Practical Data Analysis
上QQ阅读APP看书,第一时间看更新

Data scrubbing

Data scrubbing, also called data cleansing, is the process of correcting or removing data in a dataset that is incorrect, inaccurate, incomplete, improperly formatted, or duplicated.

The result of the data analysis process not only depends on the algorithms, it also depends on the quality of the data. That's why the next step after obtaining the data, is data scrubbing. In order to avoid dirty data our dataset should possess the following characteristics:

  • Correct
  • Completeness
  • Accuracy
  • Consistency
  • Uniformity

The dirty data can be detected by applying some simple statistical data validation also by parsing the texts or deleting duplicate values. Missing or sparse data can lead you to highly misleading results.

Statistical methods

In this method we need some context about the problem (knowledge domain) to find values that are unexpected and thus erroneous, even if the data type match but the values are out of the range, it can be resolved by setting the values to an average or mean value. Statistical validations can be used to handle missing values which can be replaced by one or more probable values using Interpolation or by reducing the dataset using Decimation.

  • Mean: This is the value calculated by summing up all values and then dividing by the number of values.
  • Median: The median is the middle value in a sorted list of values.
  • Range Constraints: The numbers or dates should fall within a certain range. That is, they have minimum and/or maximum possible values.
  • Clustering: Usually, when we obtain data directly from the user some values include ambiguity or refer to the same value with a typo. For example, Buchanan Deluxe 750ml 12 x 01 and Buchanan Deluxe 750ml 12 x 01., which are different only by a dot, or in the case of Microsoft or MS instead of Microsoft Corporation which refer to the same company and all values are valid.
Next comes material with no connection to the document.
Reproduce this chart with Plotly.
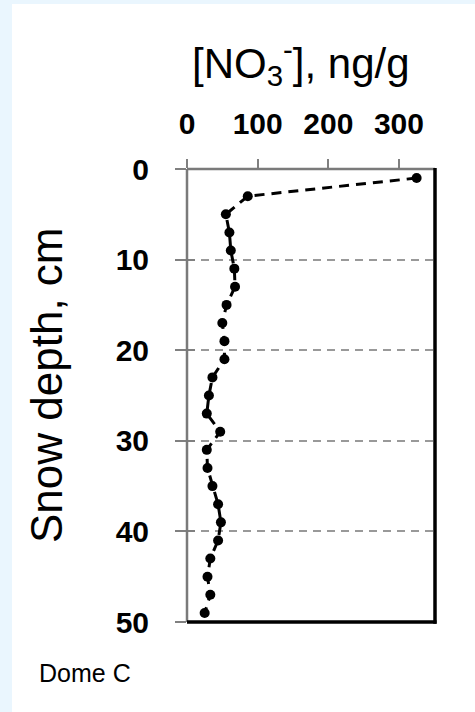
import plotly.graph_objects as go

# Data
depth_cm = [1, 3, 5, 7, 9, 11, 13, 15, 17, 19, 21, 23, 25, 27, 29, 31, 33, 35, 37, 39, 41, 43, 45, 47, 49]
no3_ngg = [325, 86, 55, 60, 62, 67, 68, 56, 50, 53, 53, 36, 31, 28, 47, 28, 29, 36, 44, 48, 44, 33, 29, 33, 25]
x_ticks = [0, 100, 200, 300]
y_ticks = [0, 10, 20, 30, 40, 50]

W, H = 475, 712
L, R, T, B = 187, 40, 169, 90
pw, ph = W - L - R, H - T - B

def px(xp):
    return (xp - L) / pw

def py(yp):
    return (H - B - yp) / ph

regular = "Liberation Sans, Arial, sans-serif"

fig = go.Figure()
fig.add_trace(go.Scatter(
    x=no3_ngg, y=depth_cm, mode="lines+markers",
    line=dict(color="black", width=3, dash="10px,7px"),
    marker=dict(color="black", size=10),
    showlegend=False, hoverinfo="x+y",
))
# invisible trace for the inner tick axis
fig.add_trace(go.Scatter(x=[0], y=[0], yaxis="y2", mode="markers",
                         marker=dict(opacity=0), showlegend=False, hoverinfo="skip"))

fig.update_layout(
    width=W, height=H,
    margin=dict(l=L, r=R, t=T, b=B),
    paper_bgcolor="#EAF6FE",
    plot_bgcolor="white",
    xaxis=dict(
        side="top", range=[0, 351], tickvals=x_ticks,
        ticks="outside", ticklen=9, tickwidth=1.5, tickcolor="#808080",
        showline=False, showgrid=False, zeroline=False,
        tickfont=dict(family=regular, size=30, color="black", weight="bold"),
        ticklabelstandoff=13,
    ),
    yaxis=dict(
        range=[50, 0], tickvals=y_ticks,
        ticks="outside", ticklen=11, tickwidth=1.5, tickcolor="#808080",
        showline=False, zeroline=False,
        showgrid=True, gridcolor="#999999", gridwidth=1.5, griddash="8px,6px",
        tickfont=dict(family=regular, size=30, color="black", weight="bold"),
        ticklabelstandoff=20,
    ),
    yaxis2=dict(
        overlaying="y", side="left", range=[50, 0], tickvals=y_ticks,
        ticks="inside", ticklen=8, tickwidth=1.5, tickcolor="#808080",
        showticklabels=False, showgrid=False, zeroline=False, showline=False,
    ),
    shapes=[
        # white page area
        dict(type="rect", xref="paper", yref="paper", layer="below",
             x0=px(12), x1=px(W + 5), y0=py(H + 5), y1=py(4),
             fillcolor="white", line=dict(width=0)),
        # plot frame
        dict(type="line", xref="paper", yref="paper", x0=0, x1=0, y0=0, y1=1,
             line=dict(color="#7a7a7a", width=2.5)),
        dict(type="line", xref="paper", yref="paper", x0=0, x1=1, y0=1, y1=1,
             line=dict(color="#7a7a7a", width=2.5)),
        dict(type="line", xref="paper", yref="paper", x0=1, x1=1, y0=-0.004, y1=1.002,
             line=dict(color="black", width=3.5)),
        dict(type="line", xref="paper", yref="paper", x0=0, x1=1.006, y0=0, y1=0,
             line=dict(color="black", width=3.5)),
    ],
    annotations=[
        dict(text="[NO<sub>3</sub><sup>-</sup>], ng/g", xref="paper", yref="paper",
             x=px(301), y=py(63), xanchor="center", yanchor="middle", showarrow=False,
             font=dict(family=regular, size=42, color="black")),
        dict(text="Snow depth, cm", xref="paper", yref="paper", textangle=-90,
             x=px(46), y=py(385), xanchor="center", yanchor="middle", showarrow=False,
             font=dict(family=regular, size=44, color="black")),
        dict(text="Dome C", xref="paper", yref="paper",
             x=px(37), y=py(673), xanchor="left", yanchor="middle", showarrow=False,
             font=dict(family=regular, size=25, color="black")),
    ],
)

fig.write_html("out.html")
In those cases, grouping can help us to get accurate data and eliminate the duplicated ones, enabling a faster identification of unique values.

Text parsing

We perform parsing to help us to validate if a string of data is well formatted and avoid syntax errors.

Regular expression patterns, usually text fields, would have to be validated in this way. For example, dates, e-mails, phone numbers, and IP addresses. Regex is a common abbreviation for regular expression.

In Python we will use the re module to implement regular expressions. We can perform text search and pattern validations.

Firstly, we need to import the re module.

import re

In the following examples, we will implement three of the most common validations (e-mail, IP address, and date format):

  • E-mail validation:
    myString = 'From: readers@packt.com (readers email)'
    result = re.search('([\w.-]+)@([\w.-]+)', myString)
    if result:
        print (result.group(0))  
        print (result.group(1))  
        print (result.group(2))  
    Output:
    >>> readers@packt.com
    >>> readers
    >>> packt.com
    

    The function search() scans through a string, searching for any location where the regex might match. The function group() helps us to return the string matched by the regex. The pattern \w matches any alphanumeric character and is equivalent to the class (a-z, A-Z, 0-9_).

  • IP address validation:
    isIP = re.compile('\d{1,3}\.\d{1,3}\.\d{1,3}\.\d{1,3}')
    myString = " Your IP is:  192.168.1.254  "
    result = re.findall(isIP,myString)
    print(result)
    Output:
    >>> 192.168.1.254 
    

    The function findall() finds all the substrings where the regex matches, and returns them as a list. The pattern \d matches any decimal digit, is equivalent to the class [0-9].

  • Date format:
    myString = "01/04/2001"
    isDate = re.match('[0-1][0-9]\/[0-3][0-9]\/[1-2][0-9]{3}',myString)
    if isDate:
        print("valid")
    else:
        print("invalid")
    Output:
    >>> 'valid' 
    

    The function match() finds if the regex matches with the string. The pattern implements the class [0-9] in order to parse the date format.

    Tip

    For more information about regular expressions, visit the link http://docs.python.org/3.2/howto/regex.html#regex-howto.

Data transformation

Data transformation is usually related to databases and data warehouses, where values from a source format are extracted, transformed, and loaded in a destination format.

Extract, Transform, and Load (ETL) obtains data from datasources, performs some transformation function depending on our data model and loads the result data into destination.

  • Data extraction allows us to obtain data from multiple datasources, such as relational databases, data streaming, text files (JSON, CSV, XML), and NoSQL databases.
  • Data transformation allows us to cleanse, convert, aggregate, merge, replace, validate, format, and split data.
  • Data loading allows us to load data into destination format, such as relational databases, text files (JSON, CSV, XML), and NoSQL databases.
Tip

In statistics, data transformation refers to the application of a mathematical function to the dataset or time series points.